0

I'm running Scala application on InelliJ (spark 2.3, HDP 2.6.5).

I'm trying to read a parquet file from HDFS, and to run on it map operation, but it takes too long.

I have noticed that when my initial DataFrame is big, the whole map operation takes too long, even If I shrink the Dataframe.

Please look on the following code sample:

def main(args Array[String]):Unit = {
  ...
  //first part - runs fast
  println("Start: " + LocalDateTime.now())      
  val smallDf:DataFrame = sparkSession.read.parquet(hdfsSmallParquetPath)//for small parquet it returns 3000 rows
  val collectedData1 = smallDf.map(runSomeMethod).collect()      
  println("End: " + LocalDateTime.now())


  //second part - runs slow
  println("Start: " + LocalDateTime.now())      
  val bigDf:DataFrame = sparkSession.read.parquet(hdfsBigParquetPath)//for big parquet it returns 3000000 rows
  val smallerDf:DataFrame = bigDf.sample(0.001)// shrink it to return 3000 rows
  val collectedData2 = smallerDf.map(runSomeMethod).collect()      
  println("End: " + LocalDateTime.now())


}

def runSomeMethod(r:Row):String = {
  "abcd"
}

The first part runs on 3000 rows and takes ~1 second, and the second part also runs on 3000 rows but it takes ~150 seconds

How can I make the second part runs as fast as the first part?

Is there any cache()/persist() that can improve the performance?

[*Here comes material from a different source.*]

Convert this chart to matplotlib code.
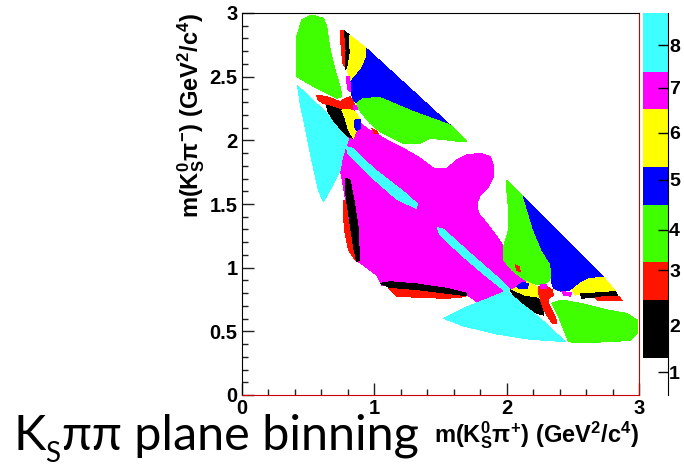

Is there any different running on small Dataframe, and on big Dataframe that became small?

Thanks

Nir
  • 601
  • 7
  • 21
  • 1
    It's not an exact duplicate but bottom line, *spark is lazy*. – eliasah Mar 20 '19 at 15:14
  • You can also check the following answers : https://stackoverflow.com/questions/35356372/spark-is-taking-too-much-time-and-creating-thousands-of-jobs-for-some-tasks/35359670#35359670 and https://stackoverflow.com/questions/33187145/pyspark-with-elasticsearch/33190022#33190022 – eliasah Mar 20 '19 at 15:15
  • Thanks @eliasah. Should I expect different performance when running on small DataFrame, and on big Dataframe that became small (with the same size as the first DF)? – Nir Mar 20 '19 at 15:37
  • everything depends on the whether your data source enables pushdown predicates or not, etc. But anyhow sampling isn't as "cheap" as you might think. More on sampling [here](https://stackoverflow.com/questions/50004006/spark-sample-is-too-slow). – eliasah Mar 20 '19 at 15:39

0 Answers0